I hate the idea that film is actually telling a story! The great part of film is to make you feel, not by the narrative. For example, the first shot of my film is cinematic. The light itself is beautiful. In literature, that does not exist. You can just write: “The sun came up.” The beauty in my film is the sun itself. You don’t have to recreate it. I also like the white light that she sees when she wakes up. Pure white. We worked with particular lenses to do it.

Your opening shot — where the sun rises — is considered the best opening shot of the festival.

I begin and end with stars. This is the beginning and end of the story. There is the universe — the broadest and largest thing — then we go to the story of these three characters — and then back to the universe. It is like our life; we think we are the center of the universe but then we are nothing too.

And land — you seem to love the landscape in your film.

As a child I grew up in Mexico City, with lots of time in the countryside on a ranch with my family. I went on tractors like the one in the film. My favorite scene is the rain scene.
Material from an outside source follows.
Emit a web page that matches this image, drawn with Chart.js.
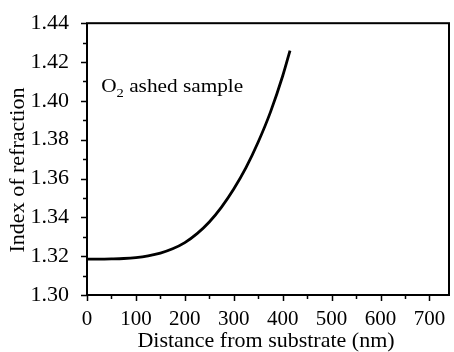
<!DOCTYPE html>
<html>
<head>
<meta charset="utf-8">
<script src="https://cdn.jsdelivr.net/npm/chart.js@4/dist/chart.umd.min.js"></script>
<style>
html,body{margin:0;padding:0;background:#fff;}
#wrap{width:454px;height:352px;}
</style>
</head>
<body>
<div id="wrap"><canvas id="c" width="454" height="352"></canvas></div>
<script>
const distances = [0, 25, 50, 75, 100, 125, 150, 175, 200, 225, 250, 275, 300, 325, 350, 375, 400, 415];
const refractiveIndex = [1.3185, 1.3185, 1.3186, 1.3188, 1.3193, 1.3202, 1.3216, 1.3238, 1.3270, 1.3316, 1.3376, 1.3453, 1.3546, 1.3656, 1.3788, 1.3942, 1.4128, 1.4259];
const xTicks = [0, 100, 200, 300, 400, 500, 600, 700];
const yTicks = [1.30, 1.32, 1.34, 1.36, 1.38, 1.40, 1.42, 1.44];
const xTitle = 'Distance from substrate (nm)';
const yTitle = 'Index of refraction';
const annotationText = ['O', '2', ' ashed sample'];

const FONT = '"Liberation Serif", "Times New Roman", serif';

const framePlugin = {
  id: 'frame',
  afterDraw(chart) {
    const {ctx, chartArea: a, scales: {x, y}} = chart;
    ctx.save();
    ctx.strokeStyle = '#000';
    ctx.lineWidth = 2;
    ctx.strokeRect(a.left, a.top, a.right - a.left, a.bottom - a.top);
    ctx.lineWidth = 1.5;
    ctx.beginPath();
    for (let v = 0; v <= 740; v += 50) {
      const px = Math.round(x.getPixelForValue(v)) + 0.5;
      const len = (v % 100 === 0) ? 6 : 4;
      ctx.moveTo(px, a.bottom);
      ctx.lineTo(px, a.bottom + len);
    }
    for (let i = 0; i <= 14; i++) {
      const v = 1.30 + i * 0.01;
      const py = Math.round(y.getPixelForValue(v)) + 0.5;
      const len = (i % 2 === 0) ? 6 : 4;
      ctx.moveTo(a.left, py);
      ctx.lineTo(a.left - len, py);
    }
    ctx.stroke();
    ctx.fillStyle = '#000';
    // axis titles
    ctx.font = '22px ' + FONT;
    ctx.textAlign = 'center';
    ctx.textBaseline = 'alphabetic';
    ctx.fillText(xTitle, 266, 347);
    ctx.save();
    ctx.translate(24, 170);
    ctx.rotate(-Math.PI / 2);
    ctx.fillText(yTitle, 0, 0);
    ctx.restore();
    // annotation
    const ax = x.getPixelForValue(29);
    const ay = y.getPixelForValue(1.4044);
    ctx.textAlign = 'left';
    ctx.save();
    ctx.translate(ax, ay);
    ctx.scale(1.12, 1);
    ctx.font = '19px ' + FONT;
    ctx.fillText(annotationText[0], 0, 0);
    let w = ctx.measureText(annotationText[0]).width;
    ctx.font = '13px ' + FONT;
    ctx.fillText(annotationText[1], w, 5);
    w += ctx.measureText(annotationText[1]).width;
    ctx.font = '19px ' + FONT;
    ctx.fillText(annotationText[2], w, 0);
    ctx.restore();
    ctx.restore();
  }
};

new Chart(document.getElementById('c'), {
  type: 'line',
  data: {
    datasets: [{
      data: distances.map((d, i) => ({x: d, y: refractiveIndex[i]})),
      borderColor: '#000',
      borderWidth: 2.8,
      pointRadius: 0,
      fill: false,
      cubicInterpolationMode: 'monotone'
    }]
  },
  options: {
    responsive: false,
    animation: false,
    devicePixelRatio: 1,
    layout: {padding: {top: 20, right: 5, left: 0, bottom: 0}},
    plugins: {legend: {display: false}, tooltip: {enabled: false}},
    scales: {
      x: {
        type: 'linear', min: 0, max: 740,
        afterFit(s) { s.height = 57; },
        afterBuildTicks(s) { s.ticks = xTicks.map(v => ({value: v})); },
        border: {display: false},
        grid: {display: false},
        ticks: {color: '#000', padding: 4, maxRotation: 0, font: {family: FONT, size: 21}},
        title: {display: false}
      },
      y: {
        type: 'linear', min: 1.30, max: 1.44,
        afterFit(s) { s.width = 87; },
        afterBuildTicks(s) { s.ticks = yTicks.map(v => ({value: v})); },
        border: {display: false},
        grid: {display: false},
        ticks: {color: '#000', padding: 10, font: {family: FONT, size: 22}, callback: v => v.toFixed(2)},
        title: {display: false}
      }
    }
  },
  plugins: [framePlugin]
});
</script>
</body>
</html>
The reason I have a rain scene is because we have intense rain like that in Mexico.

Why Mennonites?

I am not particularly interested in Mennonites. I like that they are so uniform, so monolithic. They are all dressed the same. They are archetypes: the mother, grandmother, children. This way, I could concentrate on the essential: the love story. It is a difficult triangle. Here there is a divided heart: a man who really loves both. Everyone feels compassion for each other. The other woman wakes up the wife in an act of compassion. Christ died on the cross for us. It is the same for her. She did this for the love of her man.